To accomplish this task, it is proposed in accordance with the invention that, after the solidifying round billet has emerged from the mold but before it has entered the following rolling unit, the surface of the billet be descaled and the area near the surface be precooled in a defined manner to a temperature which is optimum for the steel in question, this being done before the round billet is worked over the course of at least three successive horizontal passes and one vertical pass, the surface of the preformed billet being descaled again before the last pass.
The measures according to the invention achieve the goal that the concentration differences over the cross section in the form of, for example, segregations and second phases, are broken down and their content sharply reduced as a result of the in-line preworking of the outer ring layer, this being accompanied by the densification of the core both while it is still liquid and after it has solidified. Depending on the grade of steel, the core area of the round billet can be almost completely densified. The material density is increased by the elimination of pores both below the surface and in the core.
According to an elaborative feature of the invention, it is provided that, as the round billet is worked in the horizontal passes, it be subjected to increasing degrees of height deformation of xcfx86=0.10-0.15 as the diameter of the molten metal core decreases progressively with the course of solidification, and that, after the round billet has solidified completely, the vertical pass be performed in the horizontal run-out area of the production plant at a point whose position relative to the location of the horizontal working is adjustable in the axial direction of the strand.
As a result of the increasing degree of working to which the billet is subjected in the horizontal passes as the diameter of the molten metal core decreases and the working in the subsequent vertical pass, the location of which can be moved to the area of the strand where the core has completely solidified, which varies as a function of the material to be rolled and the dimensions of the round billet, a preworked material structure in an outer ring layer with a thickness of equal to of half the radius and with a nearly completely densified core area is obtained for downline deformation processes.
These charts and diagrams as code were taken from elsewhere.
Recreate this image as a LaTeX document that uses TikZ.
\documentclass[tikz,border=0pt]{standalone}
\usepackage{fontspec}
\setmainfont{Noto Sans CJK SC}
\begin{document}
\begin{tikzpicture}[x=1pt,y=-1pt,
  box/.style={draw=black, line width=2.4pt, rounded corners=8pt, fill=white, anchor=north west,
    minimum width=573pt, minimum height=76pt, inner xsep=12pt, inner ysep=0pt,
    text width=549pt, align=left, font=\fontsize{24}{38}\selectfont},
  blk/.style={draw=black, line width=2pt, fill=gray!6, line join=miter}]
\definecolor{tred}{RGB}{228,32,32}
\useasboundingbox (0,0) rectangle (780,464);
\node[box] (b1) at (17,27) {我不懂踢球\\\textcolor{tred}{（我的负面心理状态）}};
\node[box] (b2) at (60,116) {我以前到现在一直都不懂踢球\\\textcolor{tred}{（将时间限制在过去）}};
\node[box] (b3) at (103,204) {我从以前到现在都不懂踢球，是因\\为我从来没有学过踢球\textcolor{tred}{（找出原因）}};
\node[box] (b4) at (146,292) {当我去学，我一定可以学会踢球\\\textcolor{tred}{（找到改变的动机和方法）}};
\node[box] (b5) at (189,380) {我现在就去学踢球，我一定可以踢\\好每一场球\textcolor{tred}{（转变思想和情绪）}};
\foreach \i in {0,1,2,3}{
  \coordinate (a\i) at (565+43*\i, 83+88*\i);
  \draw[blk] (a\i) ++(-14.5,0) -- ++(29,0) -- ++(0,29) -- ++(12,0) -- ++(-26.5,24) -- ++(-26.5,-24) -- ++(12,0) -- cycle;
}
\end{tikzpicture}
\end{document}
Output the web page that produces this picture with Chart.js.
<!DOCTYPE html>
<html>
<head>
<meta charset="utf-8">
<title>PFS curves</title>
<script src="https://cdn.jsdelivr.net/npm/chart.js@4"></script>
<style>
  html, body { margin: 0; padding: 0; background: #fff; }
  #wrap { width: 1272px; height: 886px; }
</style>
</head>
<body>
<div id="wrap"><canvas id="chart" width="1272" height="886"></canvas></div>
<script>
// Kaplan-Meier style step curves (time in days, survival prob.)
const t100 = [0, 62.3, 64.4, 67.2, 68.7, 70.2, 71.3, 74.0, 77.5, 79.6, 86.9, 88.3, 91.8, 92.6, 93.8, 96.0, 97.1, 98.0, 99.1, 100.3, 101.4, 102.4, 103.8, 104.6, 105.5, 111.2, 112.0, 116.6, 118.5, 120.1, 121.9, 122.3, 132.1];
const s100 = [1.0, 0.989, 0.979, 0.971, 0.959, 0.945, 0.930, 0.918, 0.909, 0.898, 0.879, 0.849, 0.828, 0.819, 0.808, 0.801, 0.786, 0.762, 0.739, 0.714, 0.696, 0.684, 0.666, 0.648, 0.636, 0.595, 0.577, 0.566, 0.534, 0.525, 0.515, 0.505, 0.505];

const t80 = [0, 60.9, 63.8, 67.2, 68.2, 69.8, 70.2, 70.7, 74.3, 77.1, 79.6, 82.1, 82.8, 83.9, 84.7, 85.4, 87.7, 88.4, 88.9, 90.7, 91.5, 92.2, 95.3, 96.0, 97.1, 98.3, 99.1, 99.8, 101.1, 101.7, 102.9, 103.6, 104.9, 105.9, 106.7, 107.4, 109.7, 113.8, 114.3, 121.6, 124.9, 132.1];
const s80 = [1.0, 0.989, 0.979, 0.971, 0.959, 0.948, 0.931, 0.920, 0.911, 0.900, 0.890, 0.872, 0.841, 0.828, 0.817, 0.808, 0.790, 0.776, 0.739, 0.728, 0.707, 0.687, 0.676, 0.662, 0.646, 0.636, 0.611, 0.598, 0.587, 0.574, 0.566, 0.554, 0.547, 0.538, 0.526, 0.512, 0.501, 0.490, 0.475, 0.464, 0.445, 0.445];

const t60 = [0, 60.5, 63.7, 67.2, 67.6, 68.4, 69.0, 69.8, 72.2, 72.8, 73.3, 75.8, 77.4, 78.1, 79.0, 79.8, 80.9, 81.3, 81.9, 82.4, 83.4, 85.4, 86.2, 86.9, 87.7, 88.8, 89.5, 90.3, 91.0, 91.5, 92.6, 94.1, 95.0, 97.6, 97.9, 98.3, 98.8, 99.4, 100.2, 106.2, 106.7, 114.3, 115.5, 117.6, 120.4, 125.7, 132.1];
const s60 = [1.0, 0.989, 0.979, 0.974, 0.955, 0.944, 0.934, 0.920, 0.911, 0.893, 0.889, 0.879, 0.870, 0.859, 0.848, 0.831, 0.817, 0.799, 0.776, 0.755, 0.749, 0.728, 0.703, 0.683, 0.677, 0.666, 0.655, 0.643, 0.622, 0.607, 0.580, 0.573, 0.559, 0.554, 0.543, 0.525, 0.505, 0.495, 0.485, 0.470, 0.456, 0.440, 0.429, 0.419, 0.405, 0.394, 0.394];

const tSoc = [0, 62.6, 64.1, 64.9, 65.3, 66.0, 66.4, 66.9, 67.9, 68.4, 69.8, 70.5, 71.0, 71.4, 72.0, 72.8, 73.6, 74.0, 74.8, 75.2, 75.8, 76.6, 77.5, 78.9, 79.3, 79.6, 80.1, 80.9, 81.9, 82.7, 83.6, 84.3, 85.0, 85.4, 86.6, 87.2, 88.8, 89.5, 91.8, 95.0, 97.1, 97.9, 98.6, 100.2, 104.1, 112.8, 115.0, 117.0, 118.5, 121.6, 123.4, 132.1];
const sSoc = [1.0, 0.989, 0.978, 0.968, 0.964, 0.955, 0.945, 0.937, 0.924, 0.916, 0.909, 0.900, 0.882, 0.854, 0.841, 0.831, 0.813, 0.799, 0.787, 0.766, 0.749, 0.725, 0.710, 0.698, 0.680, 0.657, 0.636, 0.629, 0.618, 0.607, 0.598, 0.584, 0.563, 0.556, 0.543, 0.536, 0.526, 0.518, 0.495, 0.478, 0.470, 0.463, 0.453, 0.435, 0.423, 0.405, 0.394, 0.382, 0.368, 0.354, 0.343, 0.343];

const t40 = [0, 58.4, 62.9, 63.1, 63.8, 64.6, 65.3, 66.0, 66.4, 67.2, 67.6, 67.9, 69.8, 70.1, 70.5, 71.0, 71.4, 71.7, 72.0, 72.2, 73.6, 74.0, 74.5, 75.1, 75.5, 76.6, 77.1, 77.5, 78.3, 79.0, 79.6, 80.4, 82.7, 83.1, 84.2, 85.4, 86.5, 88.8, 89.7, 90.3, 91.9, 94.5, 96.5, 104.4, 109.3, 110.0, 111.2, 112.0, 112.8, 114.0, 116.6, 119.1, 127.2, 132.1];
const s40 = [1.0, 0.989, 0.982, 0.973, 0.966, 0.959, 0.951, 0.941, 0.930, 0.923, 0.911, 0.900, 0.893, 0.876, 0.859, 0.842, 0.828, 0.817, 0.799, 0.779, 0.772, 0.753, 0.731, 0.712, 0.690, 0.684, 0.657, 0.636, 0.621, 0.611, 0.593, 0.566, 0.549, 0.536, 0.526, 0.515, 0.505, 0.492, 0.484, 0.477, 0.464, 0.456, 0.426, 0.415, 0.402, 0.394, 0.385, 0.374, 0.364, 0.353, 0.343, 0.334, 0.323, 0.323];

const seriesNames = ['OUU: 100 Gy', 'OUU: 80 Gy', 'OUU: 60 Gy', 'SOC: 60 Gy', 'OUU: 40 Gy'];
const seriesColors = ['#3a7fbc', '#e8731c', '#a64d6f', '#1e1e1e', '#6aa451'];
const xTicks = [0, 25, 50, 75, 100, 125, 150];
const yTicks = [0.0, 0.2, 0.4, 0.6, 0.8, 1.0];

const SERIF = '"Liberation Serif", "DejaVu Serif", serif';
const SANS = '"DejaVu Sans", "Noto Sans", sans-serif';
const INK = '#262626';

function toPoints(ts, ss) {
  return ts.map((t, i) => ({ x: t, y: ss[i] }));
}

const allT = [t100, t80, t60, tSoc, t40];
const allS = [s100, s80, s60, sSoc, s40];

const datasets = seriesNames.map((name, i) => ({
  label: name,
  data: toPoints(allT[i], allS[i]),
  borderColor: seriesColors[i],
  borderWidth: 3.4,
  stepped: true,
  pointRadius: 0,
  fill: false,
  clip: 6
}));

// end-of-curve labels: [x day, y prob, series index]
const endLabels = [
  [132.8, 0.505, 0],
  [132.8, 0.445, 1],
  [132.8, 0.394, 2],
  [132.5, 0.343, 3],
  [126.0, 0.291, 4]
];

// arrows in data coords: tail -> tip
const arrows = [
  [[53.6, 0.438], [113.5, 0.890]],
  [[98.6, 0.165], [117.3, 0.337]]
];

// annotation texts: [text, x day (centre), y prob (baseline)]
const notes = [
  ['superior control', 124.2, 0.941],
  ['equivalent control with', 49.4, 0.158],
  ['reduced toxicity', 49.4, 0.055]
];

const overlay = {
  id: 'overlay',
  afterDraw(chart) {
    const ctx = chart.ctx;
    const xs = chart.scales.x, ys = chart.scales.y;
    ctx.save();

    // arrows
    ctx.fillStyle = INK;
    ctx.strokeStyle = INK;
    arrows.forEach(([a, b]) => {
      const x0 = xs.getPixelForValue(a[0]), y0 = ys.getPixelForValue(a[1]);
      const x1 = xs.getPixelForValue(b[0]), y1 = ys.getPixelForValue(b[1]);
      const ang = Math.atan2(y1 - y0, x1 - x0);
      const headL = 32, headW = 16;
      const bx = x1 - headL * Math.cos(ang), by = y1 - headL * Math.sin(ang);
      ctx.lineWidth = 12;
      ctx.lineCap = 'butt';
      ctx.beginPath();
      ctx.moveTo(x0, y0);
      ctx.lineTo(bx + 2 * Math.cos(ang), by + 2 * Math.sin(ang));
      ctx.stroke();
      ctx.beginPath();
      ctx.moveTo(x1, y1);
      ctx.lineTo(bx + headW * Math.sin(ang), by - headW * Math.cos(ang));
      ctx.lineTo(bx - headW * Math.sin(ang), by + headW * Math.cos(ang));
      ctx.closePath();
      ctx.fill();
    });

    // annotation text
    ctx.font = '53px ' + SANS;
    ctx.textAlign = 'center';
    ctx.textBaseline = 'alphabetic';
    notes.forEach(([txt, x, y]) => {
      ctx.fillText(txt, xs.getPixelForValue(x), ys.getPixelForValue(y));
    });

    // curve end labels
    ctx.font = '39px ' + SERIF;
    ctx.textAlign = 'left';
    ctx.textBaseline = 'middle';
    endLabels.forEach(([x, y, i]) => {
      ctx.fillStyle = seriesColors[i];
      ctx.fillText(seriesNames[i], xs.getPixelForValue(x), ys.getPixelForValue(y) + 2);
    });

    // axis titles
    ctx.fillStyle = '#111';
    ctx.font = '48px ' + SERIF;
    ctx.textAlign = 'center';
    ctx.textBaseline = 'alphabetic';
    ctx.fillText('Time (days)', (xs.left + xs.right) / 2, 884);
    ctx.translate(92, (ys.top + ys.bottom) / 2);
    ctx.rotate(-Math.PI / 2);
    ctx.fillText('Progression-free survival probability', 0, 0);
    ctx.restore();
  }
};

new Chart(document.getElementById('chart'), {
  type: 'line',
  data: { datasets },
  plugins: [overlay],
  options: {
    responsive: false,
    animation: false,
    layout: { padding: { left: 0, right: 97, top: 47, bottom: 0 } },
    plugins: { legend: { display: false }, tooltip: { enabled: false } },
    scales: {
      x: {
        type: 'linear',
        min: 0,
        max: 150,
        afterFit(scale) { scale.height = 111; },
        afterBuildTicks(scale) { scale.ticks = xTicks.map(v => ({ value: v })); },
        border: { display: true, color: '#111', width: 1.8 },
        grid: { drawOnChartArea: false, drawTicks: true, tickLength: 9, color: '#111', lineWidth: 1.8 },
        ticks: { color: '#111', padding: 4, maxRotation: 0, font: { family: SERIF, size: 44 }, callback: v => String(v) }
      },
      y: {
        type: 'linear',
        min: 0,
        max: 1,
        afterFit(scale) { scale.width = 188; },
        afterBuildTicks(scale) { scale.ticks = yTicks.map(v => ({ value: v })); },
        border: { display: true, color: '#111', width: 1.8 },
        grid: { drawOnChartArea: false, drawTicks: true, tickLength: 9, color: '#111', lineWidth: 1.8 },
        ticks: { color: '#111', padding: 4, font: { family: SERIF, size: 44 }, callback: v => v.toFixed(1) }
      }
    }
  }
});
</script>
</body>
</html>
For this purpose, according to another feature of the invention, it is provided that the casting speed and/or the location of the point where the vertical pass is performed are controlled in such a way that the tip of the liquid crater of the solidifying round billet is situated in the area between the third horizontal pass and the vertical pass and that complete solidification all the way to the core is guaranteed no later than the point at which the vertical pass is performed.
A device for implementing the process according to the invention is characterized in that, between the vertical round strand-casting machine and its horizontal run-out, a primary descaling system and a multi-stand rolling unit with at least three successive horizontal stands are installed still in the curved part of the guide stand, and in that the horizontal stands are followed in the horizontal part of the strand guide by a vertical stand with a flange-mounted secondary descaling device, which stand can be moved back and forth in the direction of strand travel relative to the position of the tip of the liquid crater.
The round billets are first descaled in the area of the tip of the liquid crater at the end of the curved section of the cast strand; the area near the skin layer is precooled in a defined manner to a temperature optimum for the steel in question. Then the billet is deformed first over the course of at least three successive horizontal passes and then by a final vertical pass, the surface of the preworked billet being descaled again before the last pass. As a result of deformation in the horizontal and vertical directions, the desired preworked material structure with a nearly completely densified core area favorable for the downline deformation processes is obtained.
The number of horizontal stands depends on the diameter of the round billet, on the casting speed, and on the degree to which the amount of height reduction in the horizontal passes can be increased. The solidification of the core area is completed by the choice of the distance between the last stationary horizontal stand and the movable vertical stand. As a result, the round form of the billet can be restored by only a single vertical pass with a high degree of reduction.
According to a supplemental feature of the invention, the last of the horizontal stands can be designed so that it can be screwed down under load. As a result, in cooperation with a downline measuring device for measuring the height and width of the preworked billet, a system of automatic roll gap control can be implemented, which ensures that the correct preliminary section is delivered to the following vertical round pass. The adjustment should be done in such a way that the deformation is distributed with the greatest possible uniformity around the circumference of the billet and that the tensile stresses in the surface are minimized. The compressive stress on the center of the billet should be increased over the course of the successive passes, during which the widthwise expansion of the billet should be prevented, and the roundness and dimensional accuracy of the billet after leaving the rolling unit should be guaranteed.
According to the invention, the nozzles of the primary descaling device arranged in a ring around the round billet are supplied with water or a water-air mixture. The distance between the nozzles and the surface of the round billet and the pressure and intensity of the medium striking the surface of the round billet can be adjusted to their optimum values.
The secondary descaling device, consisting of at least one ring of nozzles, is flange-mounted on the vertical stand and can be shifted along with it. The nozzles, distributed around the circumference of the billet which has been preworked in the horizontal stands, are supplied with compressed air. The distance between the nozzles and the surface of the preworked billet and the distance from ring to ring and of the nozzles from each other around the circumference of the ring will also be optimized.
As a result of the measures according to the invention, especially the preworking and densification of the continuously cast strand, the pores are closed, the cross-sectional area of the shrinkage cavities are reduced by about 15-35% versus the case without preworking, and concentration differences in the form of segregations, phase separations, and second phases are broken down and their absolute content reduced. As a result of the preworking, furthermore, the quality of the surface of the round billets is improved, and the danger of slipping during subsequent cross-rolling is reduced. Because the predeformed material structure has a higher deformation capacity than the original continuously cast structure, a greater degree of elongation can be achieved in the course of subsequent working processes.